--- Start ---
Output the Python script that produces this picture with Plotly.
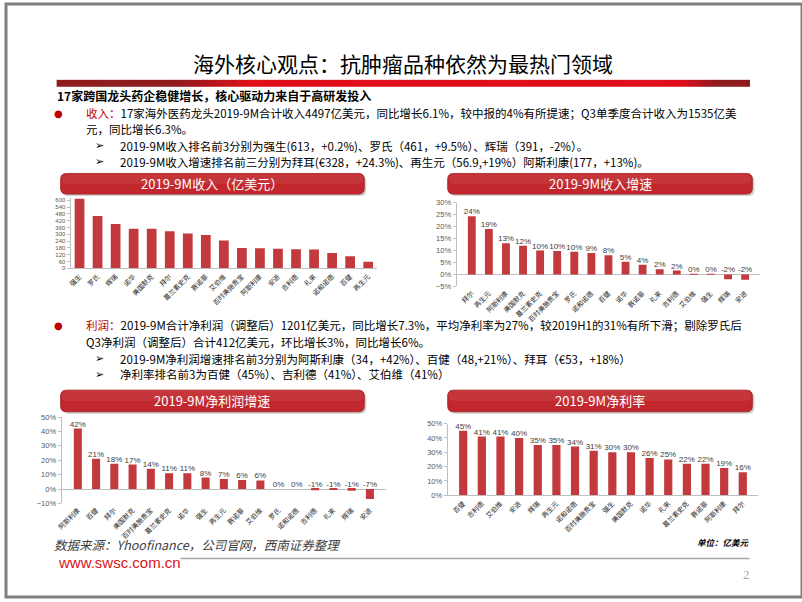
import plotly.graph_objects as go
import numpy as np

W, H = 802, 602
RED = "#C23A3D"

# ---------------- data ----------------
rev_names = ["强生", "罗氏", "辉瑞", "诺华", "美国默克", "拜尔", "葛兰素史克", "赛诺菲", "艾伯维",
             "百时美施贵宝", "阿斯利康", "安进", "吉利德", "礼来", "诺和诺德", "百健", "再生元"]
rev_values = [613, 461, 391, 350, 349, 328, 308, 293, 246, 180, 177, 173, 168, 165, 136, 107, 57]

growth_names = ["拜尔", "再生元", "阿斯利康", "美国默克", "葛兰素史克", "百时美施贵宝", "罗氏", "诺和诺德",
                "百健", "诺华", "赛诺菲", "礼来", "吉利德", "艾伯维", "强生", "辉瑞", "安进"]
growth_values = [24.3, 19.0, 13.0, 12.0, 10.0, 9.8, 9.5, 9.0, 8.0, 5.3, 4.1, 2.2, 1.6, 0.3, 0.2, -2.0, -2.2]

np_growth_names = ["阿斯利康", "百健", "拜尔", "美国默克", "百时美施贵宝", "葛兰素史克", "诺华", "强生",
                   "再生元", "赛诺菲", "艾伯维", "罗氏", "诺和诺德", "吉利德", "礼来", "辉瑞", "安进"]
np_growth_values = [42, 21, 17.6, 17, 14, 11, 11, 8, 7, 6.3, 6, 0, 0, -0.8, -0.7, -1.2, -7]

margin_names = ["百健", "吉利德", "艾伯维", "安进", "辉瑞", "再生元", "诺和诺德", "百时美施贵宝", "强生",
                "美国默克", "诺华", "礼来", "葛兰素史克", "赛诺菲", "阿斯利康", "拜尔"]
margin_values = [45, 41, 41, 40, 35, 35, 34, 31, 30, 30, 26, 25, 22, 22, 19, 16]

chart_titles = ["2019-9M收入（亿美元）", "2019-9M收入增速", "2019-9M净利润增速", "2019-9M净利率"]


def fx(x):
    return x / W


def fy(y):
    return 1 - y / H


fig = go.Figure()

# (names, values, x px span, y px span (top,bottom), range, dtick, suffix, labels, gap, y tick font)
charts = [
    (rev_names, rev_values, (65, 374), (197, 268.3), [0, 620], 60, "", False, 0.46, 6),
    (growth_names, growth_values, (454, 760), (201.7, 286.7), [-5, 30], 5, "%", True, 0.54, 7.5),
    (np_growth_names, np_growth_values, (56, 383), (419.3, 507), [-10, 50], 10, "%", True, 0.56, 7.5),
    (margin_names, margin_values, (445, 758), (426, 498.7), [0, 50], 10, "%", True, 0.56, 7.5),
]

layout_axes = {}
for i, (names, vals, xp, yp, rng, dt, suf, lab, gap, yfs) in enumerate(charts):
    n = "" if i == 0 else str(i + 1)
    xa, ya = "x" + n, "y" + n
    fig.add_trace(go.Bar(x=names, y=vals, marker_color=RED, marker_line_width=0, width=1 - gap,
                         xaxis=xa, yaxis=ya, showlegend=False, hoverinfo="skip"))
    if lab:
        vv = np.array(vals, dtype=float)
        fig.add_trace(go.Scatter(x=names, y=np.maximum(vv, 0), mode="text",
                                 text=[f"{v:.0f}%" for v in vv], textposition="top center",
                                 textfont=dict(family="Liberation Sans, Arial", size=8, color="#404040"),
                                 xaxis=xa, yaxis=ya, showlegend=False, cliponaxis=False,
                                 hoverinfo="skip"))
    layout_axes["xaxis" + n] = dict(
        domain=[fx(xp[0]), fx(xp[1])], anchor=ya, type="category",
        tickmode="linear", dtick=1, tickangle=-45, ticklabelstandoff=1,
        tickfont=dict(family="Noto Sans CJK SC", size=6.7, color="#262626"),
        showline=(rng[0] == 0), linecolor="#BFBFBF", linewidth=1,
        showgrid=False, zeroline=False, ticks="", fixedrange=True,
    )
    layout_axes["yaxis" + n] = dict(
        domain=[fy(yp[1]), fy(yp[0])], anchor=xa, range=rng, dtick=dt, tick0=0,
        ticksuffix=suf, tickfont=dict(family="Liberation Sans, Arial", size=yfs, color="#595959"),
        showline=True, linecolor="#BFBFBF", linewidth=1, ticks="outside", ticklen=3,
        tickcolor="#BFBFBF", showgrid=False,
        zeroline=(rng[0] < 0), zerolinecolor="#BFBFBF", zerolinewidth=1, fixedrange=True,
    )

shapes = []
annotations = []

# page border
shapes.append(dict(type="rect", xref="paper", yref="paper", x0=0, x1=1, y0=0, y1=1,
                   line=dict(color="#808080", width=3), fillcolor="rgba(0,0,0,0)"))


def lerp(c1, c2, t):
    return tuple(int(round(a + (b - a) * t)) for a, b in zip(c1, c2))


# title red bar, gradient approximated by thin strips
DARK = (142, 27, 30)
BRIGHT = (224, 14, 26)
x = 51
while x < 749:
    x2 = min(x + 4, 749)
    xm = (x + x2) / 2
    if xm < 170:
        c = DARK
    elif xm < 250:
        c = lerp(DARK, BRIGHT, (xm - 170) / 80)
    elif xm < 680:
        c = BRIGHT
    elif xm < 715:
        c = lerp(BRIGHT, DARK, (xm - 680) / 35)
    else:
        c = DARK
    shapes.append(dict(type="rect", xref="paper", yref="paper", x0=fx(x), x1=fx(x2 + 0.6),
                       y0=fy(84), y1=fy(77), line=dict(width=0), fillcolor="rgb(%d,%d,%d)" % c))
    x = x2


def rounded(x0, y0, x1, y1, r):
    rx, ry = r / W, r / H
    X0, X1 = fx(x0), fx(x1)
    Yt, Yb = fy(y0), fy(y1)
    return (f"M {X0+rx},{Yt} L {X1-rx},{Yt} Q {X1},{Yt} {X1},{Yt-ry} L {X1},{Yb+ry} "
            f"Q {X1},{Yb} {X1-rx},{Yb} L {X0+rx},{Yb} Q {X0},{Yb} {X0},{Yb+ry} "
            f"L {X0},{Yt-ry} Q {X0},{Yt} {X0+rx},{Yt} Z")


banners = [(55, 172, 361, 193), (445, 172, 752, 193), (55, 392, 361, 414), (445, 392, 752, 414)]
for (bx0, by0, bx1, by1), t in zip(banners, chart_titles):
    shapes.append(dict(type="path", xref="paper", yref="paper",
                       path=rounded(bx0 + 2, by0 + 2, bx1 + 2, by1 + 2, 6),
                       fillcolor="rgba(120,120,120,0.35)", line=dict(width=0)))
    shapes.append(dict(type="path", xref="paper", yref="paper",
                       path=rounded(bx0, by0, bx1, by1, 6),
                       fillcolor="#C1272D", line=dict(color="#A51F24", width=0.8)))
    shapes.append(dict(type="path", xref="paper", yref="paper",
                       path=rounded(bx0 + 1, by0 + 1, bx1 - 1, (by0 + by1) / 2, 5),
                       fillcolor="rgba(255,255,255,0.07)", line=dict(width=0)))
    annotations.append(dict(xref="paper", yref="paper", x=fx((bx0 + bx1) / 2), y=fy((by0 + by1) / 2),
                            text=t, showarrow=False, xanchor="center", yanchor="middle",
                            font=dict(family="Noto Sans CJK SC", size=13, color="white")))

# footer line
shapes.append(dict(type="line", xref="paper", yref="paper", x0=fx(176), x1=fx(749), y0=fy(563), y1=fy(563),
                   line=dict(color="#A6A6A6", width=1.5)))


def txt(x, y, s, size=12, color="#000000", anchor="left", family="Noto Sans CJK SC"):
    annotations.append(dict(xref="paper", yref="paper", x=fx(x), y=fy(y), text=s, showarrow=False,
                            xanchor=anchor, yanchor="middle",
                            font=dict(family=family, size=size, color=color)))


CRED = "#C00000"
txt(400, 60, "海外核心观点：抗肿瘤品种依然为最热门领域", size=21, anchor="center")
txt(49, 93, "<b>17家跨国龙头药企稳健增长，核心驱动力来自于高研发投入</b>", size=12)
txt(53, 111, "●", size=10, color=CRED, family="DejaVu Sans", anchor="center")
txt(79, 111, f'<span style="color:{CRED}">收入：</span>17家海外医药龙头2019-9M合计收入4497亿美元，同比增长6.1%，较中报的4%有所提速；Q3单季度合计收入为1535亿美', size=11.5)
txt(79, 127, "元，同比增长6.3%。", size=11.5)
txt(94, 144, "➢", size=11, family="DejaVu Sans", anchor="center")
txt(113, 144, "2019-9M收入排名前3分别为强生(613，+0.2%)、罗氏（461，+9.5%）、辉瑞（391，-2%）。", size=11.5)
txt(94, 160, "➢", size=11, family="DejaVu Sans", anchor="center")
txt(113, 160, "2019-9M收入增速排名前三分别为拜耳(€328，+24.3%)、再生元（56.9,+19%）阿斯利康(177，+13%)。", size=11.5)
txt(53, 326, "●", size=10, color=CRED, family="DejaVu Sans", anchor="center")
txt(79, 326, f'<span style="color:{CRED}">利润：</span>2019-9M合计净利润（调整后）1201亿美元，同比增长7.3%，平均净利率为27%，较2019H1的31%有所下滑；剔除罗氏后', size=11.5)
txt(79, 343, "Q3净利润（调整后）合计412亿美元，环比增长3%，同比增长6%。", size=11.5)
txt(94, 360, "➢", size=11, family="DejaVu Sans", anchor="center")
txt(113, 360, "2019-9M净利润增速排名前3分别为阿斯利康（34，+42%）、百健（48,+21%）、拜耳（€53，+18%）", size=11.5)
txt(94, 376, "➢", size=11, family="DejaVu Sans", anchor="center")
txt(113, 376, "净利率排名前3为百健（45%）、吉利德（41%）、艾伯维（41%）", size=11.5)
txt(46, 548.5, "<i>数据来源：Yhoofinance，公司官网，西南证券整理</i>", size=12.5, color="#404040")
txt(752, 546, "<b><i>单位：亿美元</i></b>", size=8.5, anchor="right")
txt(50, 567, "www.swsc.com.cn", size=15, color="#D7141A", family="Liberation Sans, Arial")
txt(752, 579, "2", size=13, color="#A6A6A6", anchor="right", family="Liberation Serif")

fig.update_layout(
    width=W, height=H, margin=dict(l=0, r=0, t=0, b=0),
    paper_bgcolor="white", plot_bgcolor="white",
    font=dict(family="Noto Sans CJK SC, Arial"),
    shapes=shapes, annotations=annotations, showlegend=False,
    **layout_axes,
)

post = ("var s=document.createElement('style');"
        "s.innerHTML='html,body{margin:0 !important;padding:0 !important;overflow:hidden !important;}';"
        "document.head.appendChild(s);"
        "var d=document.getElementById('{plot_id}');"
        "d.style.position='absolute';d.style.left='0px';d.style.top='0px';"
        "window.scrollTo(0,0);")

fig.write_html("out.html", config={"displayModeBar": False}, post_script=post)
--- End ---
Work to complete: Every line from the start of the listing above through the line with "return 1 - y / H" should be repeated exactly; skip the pictures and add nothing else.

Final result:
Output the Python script that produces this picture with Plotly.
import plotly.graph_objects as go
import numpy as np

W, H = 802, 602
RED = "#C23A3D"

# ---------------- data ----------------
rev_names = ["强生", "罗氏", "辉瑞", "诺华", "美国默克", "拜尔", "葛兰素史克", "赛诺菲", "艾伯维",
             "百时美施贵宝", "阿斯利康", "安进", "吉利德", "礼来", "诺和诺德", "百健", "再生元"]
rev_values = [613, 461, 391, 350, 349, 328, 308, 293, 246, 180, 177, 173, 168, 165, 136, 107, 57]

growth_names = ["拜尔", "再生元", "阿斯利康", "美国默克", "葛兰素史克", "百时美施贵宝", "罗氏", "诺和诺德",
                "百健", "诺华", "赛诺菲", "礼来", "吉利德", "艾伯维", "强生", "辉瑞", "安进"]
growth_values = [24.3, 19.0, 13.0, 12.0, 10.0, 9.8, 9.5, 9.0, 8.0, 5.3, 4.1, 2.2, 1.6, 0.3, 0.2, -2.0, -2.2]

np_growth_names = ["阿斯利康", "百健", "拜尔", "美国默克", "百时美施贵宝", "葛兰素史克", "诺华", "强生",
                   "再生元", "赛诺菲", "艾伯维", "罗氏", "诺和诺德", "吉利德", "礼来", "辉瑞", "安进"]
np_growth_values = [42, 21, 17.6, 17, 14, 11, 11, 8, 7, 6.3, 6, 0, 0, -0.8, -0.7, -1.2, -7]

margin_names = ["百健", "吉利德", "艾伯维", "安进", "辉瑞", "再生元", "诺和诺德", "百时美施贵宝", "强生",
                "美国默克", "诺华", "礼来", "葛兰素史克", "赛诺菲", "阿斯利康", "拜尔"]
margin_values = [45, 41, 41, 40, 35, 35, 34, 31, 30, 30, 26, 25, 22, 22, 19, 16]

chart_titles = ["2019-9M收入（亿美元）", "2019-9M收入增速", "2019-9M净利润增速", "2019-9M净利率"]


def fx(x):
    return x / W


def fy(y):
    return 1 - y / H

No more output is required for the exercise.